Quantum Fisher Information and multipartite entanglement in spin-1 chains

TL;DR

This paper investigates the use of Quantum Fisher Information in spin-1 chains to identify multipartite entanglement and topological phases, employing numerical methods like DMRG and tensor networks.

Contribution

It demonstrates how QFI scaling of non-local observables characterizes phase diagrams and topological phases in spin-1 models, including critical behavior analysis.

Findings

QFI scales maximally in topological phases

QFI scaling characterizes phase diagrams

Critical phase analysis recovers scaling dimensions

Abstract

In this paper, we study the ground state Quantum Fisher Information (QFI) in one-dimensional spin-1 models, as witness to Multipartite Entanglement.

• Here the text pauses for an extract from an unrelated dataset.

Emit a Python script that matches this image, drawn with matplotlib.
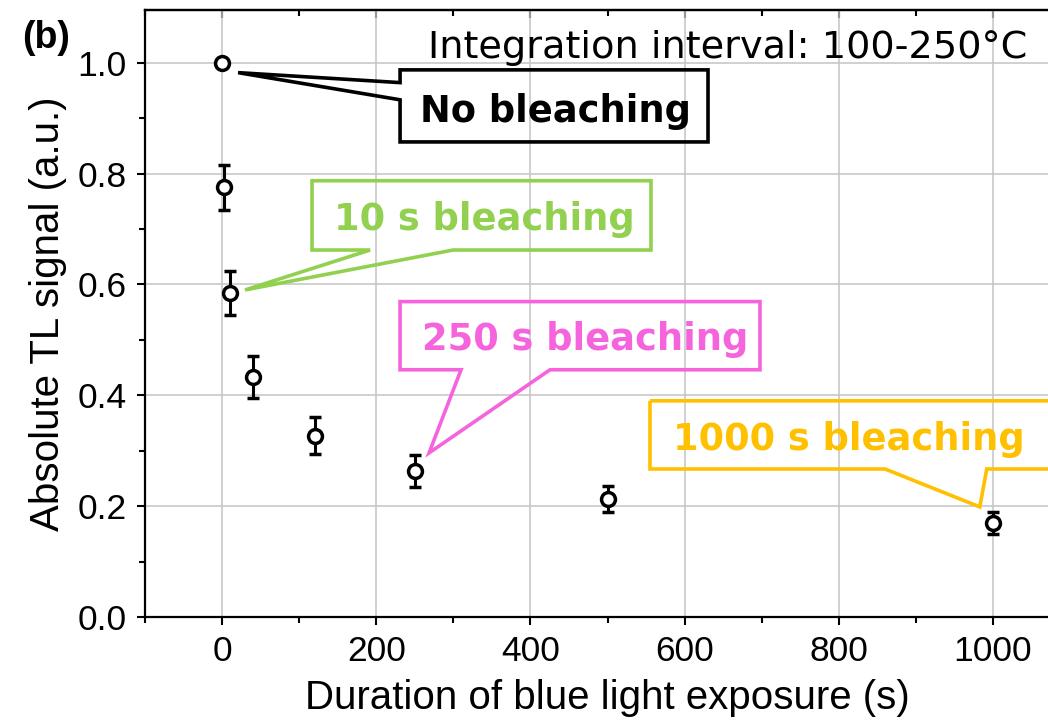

The models addressed are the Bilinear-Biquadratic model, the most general isotropic SU(2)-invariant spin-1 chain, and the XXZ spin-1 chain, both with nearest-neighbor interactions and open boundary conditions. We show that the scaling of the QFI of strictly non-local observables can be used for characterizing the phase diagrams and, in particular, for studying topological phases, where it scales maximally. Analysing its behavior at the critical phases we are also able to recover the scaling dimensions of the order parameters both for local and string observables. The numerical results have been obtained by exploiting the Density Matrix Renormalization Group algorithm and Tensor Network techniques.